I also really fucking hate that we didn’t even get to say goodbye.

how did it go this morning? i think you should just talk to the management and they might well address all of your concerns. just because they don’t want to put stuff in an email doesn’t mean they won’t discuss it with you if you call.
maybe part of the problem had to do with those “cute” stories (which actually sound the opposite of cute to me, they sound like a big red flag). it sounds to me like she was encouraging noah to like her the best and liked it when he wouldn’t respond to other teachers. i don’t know much about montessori principles, but i suspect currying this type of attachment to one teacher over the others would run counter to those principles. isn’t one of the principles that the kids should learn to relate to and interact with ALL people, not just their favorites?
I agree with Jen (in MD) I thought those stories were big red flags, too. It’s one thing to tell you that Noah is attached to her, another thing to subtly let you know that Noah preferrs her to others.

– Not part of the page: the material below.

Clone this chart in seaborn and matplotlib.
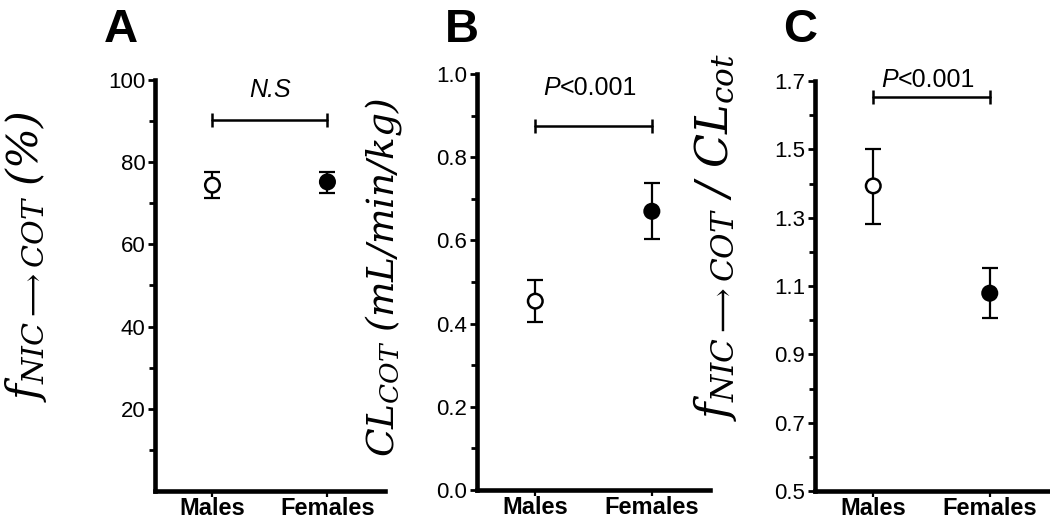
import matplotlib
matplotlib.use("Agg")
import matplotlib.pyplot as plt
import pandas as pd
import seaborn as sns

# --- data (mean and error-bar ends) ---
groups = ["Males", "Females"]

frac_mean = [74.4, 75.2]
frac_low = [71.2, 72.5]
frac_high = [77.6, 77.6]

cl_mean = [0.454, 0.670]
cl_low = [0.403, 0.603]
cl_high = [0.505, 0.738]

ratio_mean = [1.393, 1.079]
ratio_low = [1.282, 1.006]
ratio_high = [1.502, 1.153]

panel_letters = ["A", "B", "C"]
sig_labels = ["N.S", "P<0.001", "P<0.001"]

# --- style ---
sns.set_style("ticks")
plt.rcParams.update(
    {
        "font.family": ["Liberation Sans", "DejaVu Sans"],
        "mathtext.fontset": "custom",
        "mathtext.it": "DejaVu Serif:italic",
        "mathtext.rm": "DejaVu Serif:italic",
        "mathtext.bf": "DejaVu Serif:bold",
        "axes.edgecolor": "black",
        "text.color": "black",
        "axes.labelcolor": "black",
        "xtick.color": "black",
        "ytick.color": "black",
    }
)

panels = [
    {
        "mean": frac_mean, "low": frac_low, "high": frac_high,
        "ylim": (0, 100), "major": [20, 40, 60, 80, 100], "minor": [10, 30, 50, 70, 90],
        "fmt": "{:.0f}", "ylabel": r"$f_{NIC\longrightarrow COT}\ (\%)$", "label_size": 31,
        "label_xy": (-0.56, 0.57), "bracket": 90.2, "text_y": 97.6,
        "rect": [0.1476, 0.054, 0.219, 0.792], "letter_x": 121 / 1050,
    },
    {
        "mean": cl_mean, "low": cl_low, "high": cl_high,
        "ylim": (0, 1.0), "major": [0.0, 0.2, 0.4, 0.6, 0.8, 1.0],
        "minor": [0.1, 0.3, 0.5, 0.7, 0.9],
        "fmt": "{:.1f}", "ylabel": r"$CL_{COT}\ (mL/min/kg)$", "label_size": 27,
        "label_xy": (-0.40, 0.51), "bracket": 0.875, "text_y": 0.966,
        "rect": [0.4543, 0.0559, 0.222, 0.8015], "letter_x": 462 / 1050,
    },
    {
        "mean": ratio_mean, "low": ratio_low, "high": ratio_high,
        "ylim": (0.5, 1.7), "major": [0.5, 0.7, 0.9, 1.1, 1.3, 1.5, 1.7],
        "minor": [0.6, 0.8, 1.0, 1.2, 1.4, 1.6],
        "fmt": "{:.1f}", "ylabel": r"$f_{NIC\longrightarrow COT}\ /\ CL_{cot}$", "label_size": 32,
        "label_xy": (-0.43, 0.62), "bracket": 1.653, "text_y": 1.703,
        "rect": [0.7762, 0.0539, 0.2219, 0.790], "letter_x": 800 / 1050,
    },
]

fig = plt.figure(figsize=(10.5, 5.19), dpi=100)

for letter, sig, p in zip(panel_letters, sig_labels, panels):
    ax = fig.add_axes(p["rect"])
    df = pd.DataFrame({"Sex": groups, "Value": p["mean"]})
    yerr = [
        [m - lo for m, lo in zip(p["mean"], p["low"])],
        [hi - m for m, hi in zip(p["mean"], p["high"])],
    ]
    ax.errorbar(
        [0, 1], p["mean"], yerr=yerr, fmt="none", ecolor="black",
        elinewidth=1.6, capsize=6, capthick=1.6, zorder=2,
    )
    sns.scatterplot(
        data=df, x="Sex", y="Value", hue="Sex",
        palette={"Males": "white", "Females": "black"},
        s=110, edgecolor="black", linewidth=1.8, legend=False, zorder=3, ax=ax,
    )

    ax.set_xlim(-0.5, 1.5)
    ax.set_ylim(*p["ylim"])
    ax.set_xticks([0, 1])
    ax.set_xticklabels(groups, fontweight="bold", fontsize=17)
    ax.set_yticks(p["major"])
    ax.set_yticklabels([p["fmt"].format(v) for v in p["major"]], fontsize=16)
    ax.set_yticks(p["minor"], minor=True)
    ax.set_xlabel("")

    sns.despine(ax=ax)
    for side in ["left", "bottom"]:
        ax.spines[side].set_linewidth(3.3)
    ax.tick_params(axis="y", which="major", length=5, width=2, pad=2)
    ax.tick_params(axis="y", which="minor", length=4, width=2)
    ax.tick_params(axis="x", length=4, width=1.6, pad=0.5)

    ax.set_ylabel(p["ylabel"], fontsize=p["label_size"])
    ax.yaxis.label.set_rotation_mode("default")
    ax.yaxis.label.set_va("center")
    ax.yaxis.set_label_coords(*p["label_xy"])

    # significance bracket
    ax.plot(
        [0, 1], [p["bracket"], p["bracket"]], color="black", lw=1.8,
        marker="|", markersize=10, markeredgewidth=1.8, clip_on=False,
    )
    if sig.startswith("P"):
        ax.annotate(
            "P", xy=(0.5, p["text_y"]), xytext=(-24, 0), textcoords="offset points",
            ha="right", va="center", fontsize=18, fontstyle="italic",
            annotation_clip=False,
        )
        ax.annotate(
            sig[1:], xy=(0.5, p["text_y"]), xytext=(-24, 0), textcoords="offset points",
            ha="left", va="center", fontsize=18, annotation_clip=False,
        )
    else:
        ax.text(
            0.5, p["text_y"], sig, ha="center", va="center", fontsize=18,
            fontstyle="italic", clip_on=False,
        )

    fig.text(
        p["letter_x"], 0.985, letter, ha="center", va="top",
        fontsize=34, fontweight="bold",
    )

fig.savefig("out.png", dpi=100)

I can tell you from my 10 years of experience in daycare/preschool that firing a teacher on the spot is a HUGE deal, usually involving some sort of egregious neglect or abuse, or some long-term problem that she had been warned about in the past and committed one time too many. (unless you’re a catholic school, in which case you can fire people on the spot for having IVF)Especially since they mentioned expecting their staff to treat the children with patience and respect. That seems like a quite telling clue that what happened was beyond the pale. Naturally the school wouldn’t want to say that over the email — for reasons of Ms. L’s privacy as well as not wanting parents to know that something bad could happen at their school.
I would take your (very legitimate) concerns to the head of the school. I wouldn’t try to talk about it over the phone, but rather talk to the director in person. You have a right to be concerned about the high turnover and the experience of the staff — especially since you’re paying for that experience.
This is sucky Liza. I hope you can get some resolution…bad situation.
Oh, and the teacher who left right after Noah started might have left BECAUSE of Ms. L. If there were problems with Ms L and the other teacher felt that the administration wasn’t handling them strongly enough, she might have gotten fed up and upset and gone to another school rather than continue to work with Ms. L.
Or not.
You just have to see what the director says…
Wow… That’s scarry.
Wow, those were red flags for me, too, and I’m not even a parent!
I think talking to the director about your concerns is an excellent idea.